#' Add multi-letter information to a motif.
#'
#' If the original sequences are available for a particular motif, then they
#' can be used to generate higher-order PPM matrices. See the "Motif import,
#' export, and manipulation" vignette for more information.
#'
#' @param motif See [convert_motifs()] for acceptable formats. If the
#' motif is not a [universalmotif-class] motif, then it will be
#' converted.
#' @param sequences \code{\link{XStringSet}} The alphabet must match
#' that of the motif. If
#' these sequences are all the same length as the motif, then they are all
#' used to generate the multi-freq matrices. Otherwise
#' [scan_sequences()] is first run to find the best sequence stretches
#' within these.
#' @param add.k `numeric(1)` The k-let lengths to add.

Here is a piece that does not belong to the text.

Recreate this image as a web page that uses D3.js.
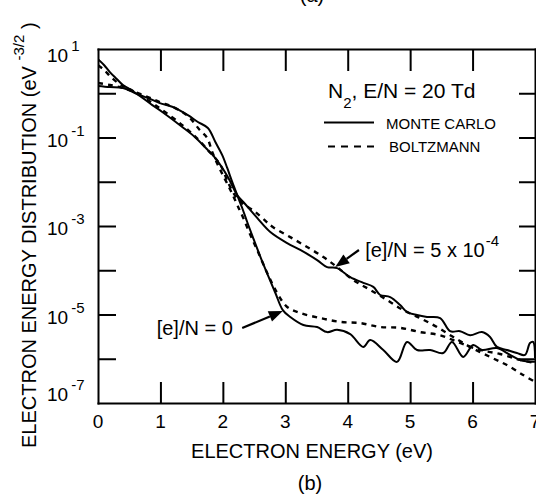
<!DOCTYPE html>
<html>
<head>
<meta charset="utf-8">
<script src="https://cdn.jsdelivr.net/npm/d3@7"></script>
<style>
  body { margin: 0; background: #fff; }
  svg { display: block; font-family: "Liberation Sans", Arial, Helvetica, sans-serif; }
</style>
</head>
<body>
<svg id="grafico" width="536" height="498"></svg>
<script>
/**
 * Electron energy distribution in N2, E/N = 20 Td
 * Monte Carlo (solid) against Boltzmann (dashed), for [e]/N = 0 and 5 x 10^-4
 */

/* Data: [energy (eV), distribution (eV^-3/2)] */
const monteCarloZero = [
    [0, 1.46], [0.19, 1.38], [0.40, 1.32], [0.59, 1.01], [0.80, 0.78], [0.99, 0.60],
    [1.20, 0.49], [1.44, 0.32], [1.60, 0.224], [1.76, 0.164], [1.88, 0.079], [1.99, 0.040],
    [2.07, 0.0205], [2.15, 0.0099], [2.23, 0.0050], [2.31, 0.00255], [2.39, 0.00123],
    [2.48, 5.6e-4], [2.64, 1.46e-4], [2.84, 3.1e-5], [2.96, 1.26e-5], [3.08, 8.8e-6],
    [3.29, 5.8e-6], [3.51, 5.2e-6], [3.67, 4.0e-6], [3.83, 4.5e-6], [4.04, 3.6e-6],
    [4.25, 1.85e-6], [4.36, 2.65e-6], [4.57, 1.58e-6], [4.79, 8.5e-7], [4.95, 2.4e-6],
    [5.11, 1.58e-6], [5.32, 1.58e-6], [5.53, 1.35e-6], [5.67, 2.4e-6], [5.85, 1.1e-6],
    [6.01, 2.05e-6], [6.15, 1.58e-6], [6.39, 1.75e-6], [6.60, 1.22e-6], [6.76, 9.4e-7],
    [7.0, 8.5e-7]
]
const boltzmannZero = [
    [0, 1.71], [0.19, 1.54], [0.40, 1.32], [0.59, 1.07], [0.80, 0.82], [0.99, 0.63],
    [1.20, 0.49], [1.44, 0.306], [1.63, 0.148], [1.75, 0.097], [1.83, 0.047], [1.92, 0.0239],
    [2.00, 0.0142], [2.08, 0.0085], [2.16, 0.0050], [2.24, 0.0028], [2.32, 0.0016],
    [2.44, 6.3e-4], [2.55, 2.87e-4], [2.71, 8.7e-5], [2.87, 3.06e-5], [3.03, 1.48e-5],
    [3.24, 1.08e-5], [3.56, 8.3e-6], [3.88, 6.8e-6], [4.20, 6.4e-6], [4.52, 5.2e-6],
    [4.84, 5.0e-6], [5.16, 4.0e-6], [5.48, 3.4e-6], [5.80, 2.27e-6], [6.12, 1.58e-6],
    [6.44, 1.28e-6], [6.76, 9.4e-7], [7.0, 8.0e-7]
]
const monteCarloFive = [
    [0, 5.9], [0.10, 4.3], [0.19, 3.0], [0.30, 2.1], [0.40, 1.53], [0.50, 1.25], [0.67, 0.87],
    [0.87, 0.54], [1.03, 0.377], [1.35, 0.173], [1.55, 0.103], [1.76, 0.052], [1.88, 0.034],
    [2.08, 0.0128], [2.23, 0.0050], [2.36, 0.0031], [2.55, 0.00152], [2.76, 7.3e-4],
    [3.03, 4.1e-4], [3.24, 2.87e-4], [3.51, 1.7e-4], [3.67, 1.18e-4], [3.83, 1.12e-4],
    [4.04, 7.0e-5], [4.25, 5.2e-5], [4.41, 4.2e-5], [4.52, 2.76e-5], [4.68, 2.48e-5],
    [4.84, 1.64e-5], [4.95, 1.14e-5], [5.11, 9.7e-6], [5.27, 8.8e-6], [5.48, 8.3e-6],
    [5.64, 4.2e-6], [5.80, 4.2e-6], [5.96, 3.4e-6], [6.15, 4.0e-6], [6.28, 3.1e-6],
    [6.39, 1.85e-6], [6.55, 1.58e-6], [6.71, 1.35e-6], [6.84, 1.22e-6], [6.92, 2.27e-6],
    [6.97, 2.4e-6], [7.0, 1.04e-6]
]
const boltzmannFive = [
    [0, 4.3], [0.10, 3.35], [0.19, 2.45], [0.30, 1.8], [0.40, 1.46], [0.50, 1.25], [0.67, 0.91],
    [0.87, 0.60], [1.03, 0.42], [1.35, 0.191], [1.55, 0.108], [1.76, 0.052], [1.96, 0.024],
    [2.08, 0.0099], [2.20, 0.0048], [2.31, 0.0033], [2.52, 0.00207], [2.72, 0.00117],
    [2.80, 9.5e-4], [3.08, 5.6e-4], [3.35, 3.35e-4], [3.61, 1.99e-4], [3.83, 1.18e-4],
    [4.09, 6.0e-5], [4.36, 3.6e-5], [4.63, 2.13e-5], [4.89, 1.26e-5], [5.16, 8.3e-6],
    [5.43, 5.2e-6], [5.69, 3.1e-6], [5.96, 1.85e-6], [6.28, 1.1e-6], [6.55, 7.2e-7],
    [6.81, 4.3e-7], [7.0, 3.0e-7]
]

/* Ticks */
const energyLabels = [0, 1, 2, 3, 4, 5, 6, 7]
const energyTicks = [1, 2, 3, 4, 5, 6]
const decadeTicks = [1e0, 1e-1, 1e-2, 1e-3, 1e-4, 1e-5, 1e-6]
const labelExponents = [1, -1, -3, -5, -7]

/* Annotations: [energy, distribution] */
const arrowZero = [[2.31, 4.95e-6], [2.96, 1.2e-5]]
const arrowFive = [[4.18, 2.87e-4], [3.80, 1.18e-4]]
const textZero = [2.16, 3.44e-6]
const textFive = [4.28, 2.0e-4]

const svg = d3.select('#grafico')

const x = d3.scaleLinear().domain([0, 7]).range([98, 535])
const y = d3.scaleLog().domain([1e-7, 1e1]).range([403, 49])

/**
 * Draws one side of the frame with inward ticks
 * @param {Function} axis
 * @param {String} transform
 * @param {Number} size
 */
function drawAxis(axis, transform, size) {
    svg.append('g')
        .attr('transform', transform)
        .call(axis.tickSize(size).tickSizeOuter(0).tickFormat(''))
        .call(g => g.select('.domain').attr('stroke', '#000').attr('stroke-width', 2).attr('stroke-linecap', 'square'))
        .call(g => g.selectAll('.tick line').attr('stroke', '#000').attr('stroke-width', 2))
}

drawAxis(d3.axisBottom(x).tickValues(energyTicks), 'translate(0,403)', -21)
drawAxis(d3.axisTop(x).tickValues(energyTicks), 'translate(0,49)', -22)
drawAxis(d3.axisLeft(y).tickValues(decadeTicks), 'translate(98,0)', -18)
drawAxis(d3.axisRight(y).tickValues(decadeTicks), 'translate(535,0)', -16)

/* Tick labels */
svg.append('g')
    .attr('font-size', 19)
    .attr('text-anchor', 'middle')
    .selectAll('text')
    .data(energyLabels)
    .join('text')
    .attr('x', d => x(d))
    .attr('y', 428)
    .text(d => d)

let yLabels = svg.append('g').attr('font-size', 19)
labelExponents.forEach(e => {
    let base = Math.min(Math.max(y(Math.pow(10, e)) + 9, 62), 401)
    let t = yLabels.append('text').attr('x', 47).attr('y', base).text('10')
    t.append('tspan').attr('dx', 3).attr('dy', -11).attr('font-size', 15).text(e)
})

/* Axis titles */
svg.append('text')
    .attr('x', 312)
    .attr('y', 458)
    .attr('text-anchor', 'middle')
    .attr('font-size', 20)
    .text('ELECTRON ENERGY (eV)')

let yTitle = svg.append('text')
    .attr('transform', 'translate(36,448) rotate(-90)')
    .attr('font-size', 20)
    .text('ELECTRON ENERGY DISTRIBUTION (eV ')
yTitle.append('tspan').attr('dy', -12).attr('font-size', 15).text('-3/2')
yTitle.append('tspan').attr('dy', 12).text(' )')

svg.append('text').attr('x', 312).attr('y', 2).attr('text-anchor', 'middle').attr('font-size', 20).text('(a)')
svg.append('text').attr('x', 310).attr('y', 490).attr('text-anchor', 'middle').attr('font-size', 20).text('(b)')

/* Curves */
svg.append('clipPath').attr('id', 'zona')
    .append('rect').attr('x', 98).attr('y', 49).attr('width', 437).attr('height', 354)

const line = d3.line()
    .x(d => x(d[0]))
    .y(d => y(d[1]))
    .curve(d3.curveCatmullRom.alpha(0.5))

let curves = svg.append('g').attr('clip-path', 'url(#zona)').attr('fill', 'none').attr('stroke', '#000')

curves.selectAll('.mc')
    .data([monteCarloZero, monteCarloFive])
    .join('path')
    .attr('class', 'mc')
    .attr('d', line)
    .attr('stroke-width', 2)
    .attr('stroke-linejoin', 'round')

curves.selectAll('.bz')
    .data([boltzmannZero, boltzmannFive])
    .join('path')
    .attr('class', 'bz')
    .attr('d', line)
    .attr('stroke-width', 2.4)
    .attr('stroke-dasharray', '5,5')

/* Legend */
let legend = svg.append('g')
let title = legend.append('text').attr('x', 328).attr('y', 98).attr('font-size', 21).text('N')
title.append('tspan').attr('dy', 10).attr('font-size', 15).text('2')
title.append('tspan').attr('dy', -10).text(', E/N = 20 Td')

legend.append('line').attr('x1', 324).attr('x2', 374).attr('y1', 122.5).attr('y2', 122.5)
    .attr('stroke', '#000').attr('stroke-width', 2)
legend.append('line').attr('x1', 328).attr('x2', 374).attr('y1', 146.5).attr('y2', 146.5)
    .attr('stroke', '#000').attr('stroke-width', 2.2).attr('stroke-dasharray', '7,6')
legend.append('text').attr('x', 386).attr('y', 129).attr('font-size', 15).text('MONTE CARLO')
legend.append('text').attr('x', 389).attr('y', 152).attr('font-size', 15).text('BOLTZMANN')

/**
 * Arrow with a filled head, from the label towards the curve
 * @param {Array} points
 */
function drawArrow(points) {
    let [x0, y0] = [x(points[0][0]), y(points[0][1])]
    let [x1, y1] = [x(points[1][0]), y(points[1][1])]
    let ang = Math.atan2(y1 - y0, x1 - x0)
    let len = 14, half = 5.5
    let bx = x1 - len * Math.cos(ang), by = y1 - len * Math.sin(ang)
    svg.append('line').attr('x1', x0).attr('y1', y0).attr('x2', bx).attr('y2', by)
        .attr('stroke', '#000').attr('stroke-width', 2.2)
    svg.append('path')
        .attr('d', d3.line()([
            [x1, y1],
            [bx - half * Math.sin(ang), by + half * Math.cos(ang)],
            [bx + half * Math.sin(ang), by - half * Math.cos(ang)]
        ]) + 'Z')
        .attr('fill', '#000')
}

drawArrow(arrowZero)
drawArrow(arrowFive)

svg.append('text')
    .attr('x', x(textZero[0]))
    .attr('y', y(textZero[1]))
    .attr('text-anchor', 'end')
    .attr('font-size', 20)
    .text('[e]/N = 0')

let labelFive = svg.append('text')
    .attr('x', x(textFive[0]))
    .attr('y', y(textFive[1]))
    .attr('font-size', 20)
    .text('[e]/N = 5 x 10')
labelFive.append('tspan').attr('dx', 1).attr('dy', -11).attr('font-size', 15).text('-4')
</script>
</body>
</html>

#' @param motifs.perseq `numeric(1)` If [scan_sequences()] is run,
#' then this indicates how many hits from each sequence is to be used.
#' @param add.bkg `logical(1)` Indicate whether to add corresponding higher
#' order background information to the motif. Can sometimes be detrimental
#' when the input consists of few short sequences, which can increase
#' the likelihood of adding zero or near-zero probabilities.
#'
#' @details
#' See [scan_sequences()] for more info on scanning parameters.
#'
#' At each position in the motif, then the probability of each k-let
#' covering from the initial position to `ncol - 1` is calculated. Only
#' positions within the motif are considered: this means that the
#' final k-let probability matrix will have `ncol - 1` fewer columns.
#' Calculating k-let probabilities for the missing columns would be
#' trivial however, as you would only need the background frequencies.
#' Since these would not be useful for [scan_sequences()]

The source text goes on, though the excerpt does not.